(Records from a collection)
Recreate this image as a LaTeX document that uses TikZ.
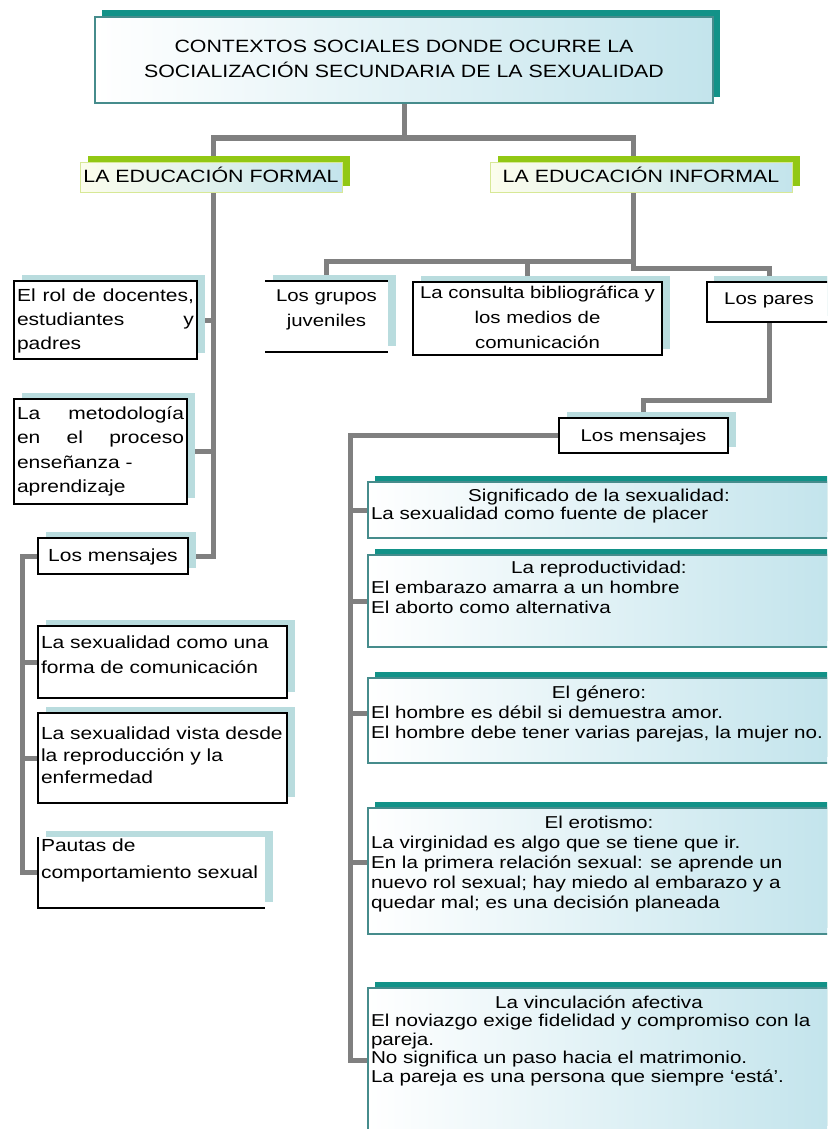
\documentclass[tikz,border=0pt]{standalone}
\usepackage{fontspec}
\setmainfont{Liberation Sans}[FakeStretch=1.2]
\usetikzlibrary{backgrounds,shadows}
\definecolor{conncol}{RGB}{128,128,128}
\definecolor{tealc}{RGB}{18,146,136}
\definecolor{greenc}{RGB}{146,200,20}
\definecolor{shblue}{RGB}{185,220,222}
\definecolor{fillblue}{RGB}{195,228,236}
\definecolor{tealedge}{RGB}{70,140,140}
\definecolor{paleedge}{RGB}{215,232,150}
\definecolor{paleyel}{RGB}{252,253,236}
\newcommand\fbx[1]{\rule{0pt}{#1pt}}
\newcommand\bxt[3]{\parbox[c][#2pt][t]{#1pt}{#3}}
\begin{document}
\begin{tikzpicture}[x=1pt,y=-1pt,
  conn/.style={draw=conncol, line width=5pt, line cap=rect},
  base/.style={anchor=north west, inner xsep=3pt, inner ysep=0pt, outer sep=0pt, font=\fontsize{17}{24}\selectfont},
  blackbox/.style={base, draw=black, line width=1.6pt, fill=white,
    general shadow={fill=shblue, draw=none, shadow xshift=8pt, shadow yshift=6pt}},
  openbox/.style={base, fill=white,
    general shadow={fill=shblue, draw=none, shadow xshift=8pt, shadow yshift=6pt}},
  greenbox/.style={base, draw=paleedge, line width=1pt, left color=paleyel, right color=fillblue,
    general shadow={fill=greenc, draw=none, shadow xshift=8pt, shadow yshift=6pt}},
  tealbox/.style={base, draw=tealedge, line width=1.2pt, left color=white, right color=fillblue,
    general shadow={fill=tealc, draw=none, shadow xshift=7pt, shadow yshift=6pt}},
  edge/.style={draw=black, line width=1.6pt}
]
\useasboundingbox (0,0) rectangle (827,1129);
\clip (0,0) rectangle (827,1129);

% title
\node[tealbox, general shadow={fill=tealc, draw=none, shadow xshift=7pt, shadow yshift=7pt}] (title) at (95,17)
  {\bxt{612}{86}{\centering\fontsize{17.8}{25}\selectfont\fbx{36}CONTEXTOS SOCIALES DONDE OCURRE LA\\SOCIALIZACIÓN SECUNDARIA DE LA SEXUALIDAD}};

% level 2
\node[greenbox] (formal) at (80,162) {\bxt{256}{30}{\centering\fontsize{17.8}{24}\selectfont\fbx{20}LA EDUCACIÓN FORMAL}};
\node[greenbox] (informal) at (490,162) {\bxt{296}{30}{\centering\fontsize{17.8}{24}\selectfont\fbx{20}LA EDUCACIÓN INFORMAL}};

% formal column
\node[blackbox] (rol) at (14,281) {\bxt{177}{78}{\raggedright\fontsize{17.5}{24}\selectfont\fbx{20}\makebox[\linewidth][s]{El rol de docentes,}\\\makebox[\linewidth][s]{estudiantes y}\\padres}};
\node[blackbox] (metod) at (14,399) {\bxt{167}{105}{\raggedright\fontsize{17.5}{24.5}\selectfont\fbx{20}\makebox[\linewidth][s]{La metodología}\\\makebox[\linewidth][s]{en el proceso}\\enseñanza -\\aprendizaje}};
\node[blackbox] (mensL) at (38,538) {\bxt{144}{36}{\centering\fontsize{17.5}{24}\selectfont\fbx{23}Los mensajes}};
\node[blackbox] (s1) at (38,626) {\bxt{243}{72}{\raggedright\fontsize{17.5}{25}\selectfont\fbx{22}La sexualidad como una\\forma de comunicación}};
\node[blackbox] (s2) at (38,713) {\bxt{243}{90}{\raggedright\fontsize{17.5}{22}\selectfont\fbx{26}\mbox{La sexualidad vista desde}\\la reproducción y la\\enfermedad}};
\node[openbox] (s3) at (38,837) {\bxt{221}{71}{\raggedright\fontsize{17.5}{27}\selectfont\fbx{14}Pautas de\\comportamiento sexual}};
\draw[edge] (s3.north west) -- (s3.south west) -- (s3.south east);

% informal row
\node[openbox] (grupos) at (265,281) {\bxt{117}{71}{\centering\fontsize{17}{25}\selectfont\fbx{20}Los grupos\\juveniles}};
\draw[edge] (grupos.north west) -- (grupos.north east);
\draw[edge] (grupos.south west) -- (grupos.south east);
\node[blackbox] (consulta) at (413,282) {\bxt{243}{73}{\centering\fontsize{17}{25}\selectfont\fbx{16}La consulta bibliográfica y\\los medios de\\comunicación}};
\node[blackbox, general shadow={fill=shblue, draw=none, shadow xshift=7pt, shadow yshift=6pt}] (pares) at (707,282) {\bxt{118}{40}{\centering\fbx{22}Los pares}};
\node[blackbox] (mensR) at (559,418) {\bxt{163}{35}{\centering\fbx{23}Los mensajes}};

% teal message boxes
\node[tealbox] (boxA) at (368,482) {\bxt{456}{56}{\fontsize{17.2}{18.5}\selectfont{\centering\fbx{19}Significado de la sexualidad:\par}\raggedright La sexualidad como fuente de placer}};
\node[tealbox] (boxB) at (368,555) {\bxt{456}{92}{\fontsize{17.2}{20}\selectfont{\centering\fbx{18}La reproductividad:\par}\raggedright El embarazo amarra a un hombre\\El aborto como alternativa}};
\node[tealbox] (boxC) at (368,678) {\bxt{456}{85}{\fontsize{17.2}{20}\selectfont{\centering\fbx{20}El género:\par}\raggedright El hombre es débil si demuestra amor.\\\mbox{El hombre debe tener varias parejas, la mujer no.}}};
\node[tealbox] (boxD) at (368,808) {\bxt{456}{126}{\fontsize{17.2}{20}\selectfont{\centering\fbx{20}El erotismo:\par}\raggedright La virginidad es algo que se tiene que ir.\\En la primera relación sexual: se aprende un\\nuevo rol sexual; hay miedo al embarazo y a\\quedar mal; es una decisión planeada}};
\node[tealbox] (boxE) at (368,988) {\bxt{456}{144}{\fontsize{17.2}{18.5}\selectfont{\centering\fbx{20}La vinculación afectiva\par}\raggedright\mbox{El noviazgo exige fidelidad y compromiso con la}\\pareja.\\No significa un paso hacia el matrimonio.\\La pareja es una persona que siempre `está'.}};

% connectors
\begin{pgfonlayer}{background}
\fill[white] (0,0) rectangle (827,1129);
\coordinate (jC) at (404,138);
\coordinate (jL) at (213,138);
\coordinate (jR) at (633,138);
\coordinate (jI) at (633,261);
\coordinate (jM) at (22,556);
\coordinate (jT) at (350,435.5);
\draw[conn] (title.south) -- (jC);
\draw[conn] (jL) -- (jR);
\draw[conn] (jL) |- (mensL.east);
\draw[conn] (rol.east) -- (rol.east -| jL);
\draw[conn] (metod.east) -- (metod.east -| jL);
\draw[conn] (mensL.west) -- (jM) |- (s3.west);
\draw[conn] (s1.west) -- (s1.west -| jM);
\draw[conn] (s2.west) -- (s2.west -| jM);
\draw[conn] (jR) -- (jI);
\draw[conn] (jI) -| (grupos.north);
\draw[conn] ([xshift=-10pt]consulta.north) -- ([xshift=-10pt]consulta.north |- jI);
\draw[conn] (jI) -- ++(0,7) -| (pares.north);
\draw[conn] (pares.south) -- ++(0,78) -| (mensR.north);
\draw[conn] (mensR.west) -- (jT) |- (boxE.west);
\draw[conn] (boxA.west) -- (boxA.west -| jT);
\draw[conn] (boxB.west) -- (boxB.west -| jT);
\draw[conn] ([yshift=7pt]boxC.west) -- ([yshift=7pt]boxC.west -| jT);
\draw[conn] ([yshift=9pt]boxD.west) -- ([yshift=9pt]boxD.west -| jT);
\end{pgfonlayer}
\end{tikzpicture}
\end{document}
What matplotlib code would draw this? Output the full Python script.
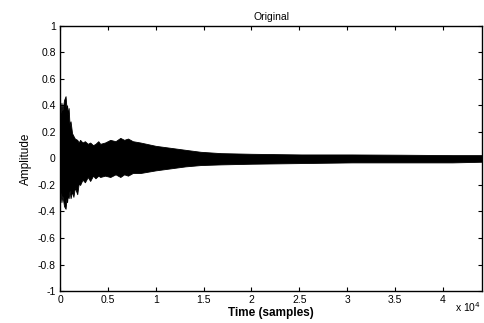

### Task brief
Repeat the data exactly, excluding the pictures.

### The output
Recreate this image as a LaTeX document that uses TikZ.
\documentclass[tikz,border=0pt]{standalone}
\usepackage{fontspec}
\setmainfont{Liberation Sans}[FakeStretch=1.2]
\usetikzlibrary{backgrounds,shadows}
\definecolor{conncol}{RGB}{128,128,128}
\definecolor{tealc}{RGB}{18,146,136}
\definecolor{greenc}{RGB}{146,200,20}
\definecolor{shblue}{RGB}{185,220,222}
\definecolor{fillblue}{RGB}{195,228,236}
\definecolor{tealedge}{RGB}{70,140,140}
\definecolor{paleedge}{RGB}{215,232,150}
\definecolor{paleyel}{RGB}{252,253,236}
\newcommand\fbx[1]{\rule{0pt}{#1pt}}
\newcommand\bxt[3]{\parbox[c][#2pt][t]{#1pt}{#3}}
\begin{document}
\begin{tikzpicture}[x=1pt,y=-1pt,
  conn/.style={draw=conncol, line width=5pt, line cap=rect},
  base/.style={anchor=north west, inner xsep=3pt, inner ysep=0pt, outer sep=0pt, font=\fontsize{17}{24}\selectfont},
  blackbox/.style={base, draw=black, line width=1.6pt, fill=white,
    general shadow={fill=shblue, draw=none, shadow xshift=8pt, shadow yshift=6pt}},
  openbox/.style={base, fill=white,
    general shadow={fill=shblue, draw=none, shadow xshift=8pt, shadow yshift=6pt}},
  greenbox/.style={base, draw=paleedge, line width=1pt, left color=paleyel, right color=fillblue,
    general shadow={fill=greenc, draw=none, shadow xshift=8pt, shadow yshift=6pt}},
  tealbox/.style={base, draw=tealedge, line width=1.2pt, left color=white, right color=fillblue,
    general shadow={fill=tealc, draw=none, shadow xshift=7pt, shadow yshift=6pt}},
  edge/.style={draw=black, line width=1.6pt}
]
\useasboundingbox (0,0) rectangle (827,1129);
\clip (0,0) rectangle (827,1129);

% title
\node[tealbox, general shadow={fill=tealc, draw=none, shadow xshift=7pt, shadow yshift=7pt}] (title) at (95,17)
  {\bxt{612}{86}{\centering\fontsize{17.8}{25}\selectfont\fbx{36}CONTEXTOS SOCIALES DONDE OCURRE LA\\SOCIALIZACIÓN SECUNDARIA DE LA SEXUALIDAD}};

% level 2
\node[greenbox] (formal) at (80,162) {\bxt{256}{30}{\centering\fontsize{17.8}{24}\selectfont\fbx{20}LA EDUCACIÓN FORMAL}};
\node[greenbox] (informal) at (490,162) {\bxt{296}{30}{\centering\fontsize{17.8}{24}\selectfont\fbx{20}LA EDUCACIÓN INFORMAL}};

% formal column
\node[blackbox] (rol) at (14,281) {\bxt{177}{78}{\raggedright\fontsize{17.5}{24}\selectfont\fbx{20}\makebox[\linewidth][s]{El rol de docentes,}\\\makebox[\linewidth][s]{estudiantes y}\\padres}};
\node[blackbox] (metod) at (14,399) {\bxt{167}{105}{\raggedright\fontsize{17.5}{24.5}\selectfont\fbx{20}\makebox[\linewidth][s]{La metodología}\\\makebox[\linewidth][s]{en el proceso}\\enseñanza -\\aprendizaje}};
\node[blackbox] (mensL) at (38,538) {\bxt{144}{36}{\centering\fontsize{17.5}{24}\selectfont\fbx{23}Los mensajes}};
\node[blackbox] (s1) at (38,626) {\bxt{243}{72}{\raggedright\fontsize{17.5}{25}\selectfont\fbx{22}La sexualidad como una\\forma de comunicación}};
\node[blackbox] (s2) at (38,713) {\bxt{243}{90}{\raggedright\fontsize{17.5}{22}\selectfont\fbx{26}\mbox{La sexualidad vista desde}\\la reproducción y la\\enfermedad}};
\node[openbox] (s3) at (38,837) {\bxt{221}{71}{\raggedright\fontsize{17.5}{27}\selectfont\fbx{14}Pautas de\\comportamiento sexual}};
\draw[edge] (s3.north west) -- (s3.south west) -- (s3.south east);

% informal row
\node[openbox] (grupos) at (265,281) {\bxt{117}{71}{\centering\fontsize{17}{25}\selectfont\fbx{20}Los grupos\\juveniles}};
\draw[edge] (grupos.north west) -- (grupos.north east);
\draw[edge] (grupos.south west) -- (grupos.south east);
\node[blackbox] (consulta) at (413,282) {\bxt{243}{73}{\centering\fontsize{17}{25}\selectfont\fbx{16}La consulta bibliográfica y\\los medios de\\comunicación}};
\node[blackbox, general shadow={fill=shblue, draw=none, shadow xshift=7pt, shadow yshift=6pt}] (pares) at (707,282) {\bxt{118}{40}{\centering\fbx{22}Los pares}};
\node[blackbox] (mensR) at (559,418) {\bxt{163}{35}{\centering\fbx{23}Los mensajes}};

% teal message boxes
\node[tealbox] (boxA) at (368,482) {\bxt{456}{56}{\fontsize{17.2}{18.5}\selectfont{\centering\fbx{19}Significado de la sexualidad:\par}\raggedright La sexualidad como fuente de placer}};
\node[tealbox] (boxB) at (368,555) {\bxt{456}{92}{\fontsize{17.2}{20}\selectfont{\centering\fbx{18}La reproductividad:\par}\raggedright El embarazo amarra a un hombre\\El aborto como alternativa}};
\node[tealbox] (boxC) at (368,678) {\bxt{456}{85}{\fontsize{17.2}{20}\selectfont{\centering\fbx{20}El género:\par}\raggedright El hombre es débil si demuestra amor.\\\mbox{El hombre debe tener varias parejas, la mujer no.}}};
\node[tealbox] (boxD) at (368,808) {\bxt{456}{126}{\fontsize{17.2}{20}\selectfont{\centering\fbx{20}El erotismo:\par}\raggedright La virginidad es algo que se tiene que ir.\\En la primera relación sexual: se aprende un\\nuevo rol sexual; hay miedo al embarazo y a\\quedar mal; es una decisión planeada}};
\node[tealbox] (boxE) at (368,988) {\bxt{456}{144}{\fontsize{17.2}{18.5}\selectfont{\centering\fbx{20}La vinculación afectiva\par}\raggedright\mbox{El noviazgo exige fidelidad y compromiso con la}\\pareja.\\No significa un paso hacia el matrimonio.\\La pareja es una persona que siempre `está'.}};

% connectors
\begin{pgfonlayer}{background}
\fill[white] (0,0) rectangle (827,1129);
\coordinate (jC) at (404,138);
\coordinate (jL) at (213,138);
\coordinate (jR) at (633,138);
\coordinate (jI) at (633,261);
\coordinate (jM) at (22,556);
\coordinate (jT) at (350,435.5);
\draw[conn] (title.south) -- (jC);
\draw[conn] (jL) -- (jR);
\draw[conn] (jL) |- (mensL.east);
\draw[conn] (rol.east) -- (rol.east -| jL);
\draw[conn] (metod.east) -- (metod.east -| jL);
\draw[conn] (mensL.west) -- (jM) |- (s3.west);
\draw[conn] (s1.west) -- (s1.west -| jM);
\draw[conn] (s2.west) -- (s2.west -| jM);
\draw[conn] (jR) -- (jI);
\draw[conn] (jI) -| (grupos.north);
\draw[conn] ([xshift=-10pt]consulta.north) -- ([xshift=-10pt]consulta.north |- jI);
\draw[conn] (jI) -- ++(0,7) -| (pares.north);
\draw[conn] (pares.south) -- ++(0,78) -| (mensR.north);
\draw[conn] (mensR.west) -- (jT) |- (boxE.west);
\draw[conn] (boxA.west) -- (boxA.west -| jT);
\draw[conn] (boxB.west) -- (boxB.west -| jT);
\draw[conn] ([yshift=7pt]boxC.west) -- ([yshift=7pt]boxC.west -| jT);
\draw[conn] ([yshift=9pt]boxD.west) -- ([yshift=9pt]boxD.west -| jT);
\end{pgfonlayer}
\end{tikzpicture}
\end{document}
What matplotlib code would draw this? Output the full Python script.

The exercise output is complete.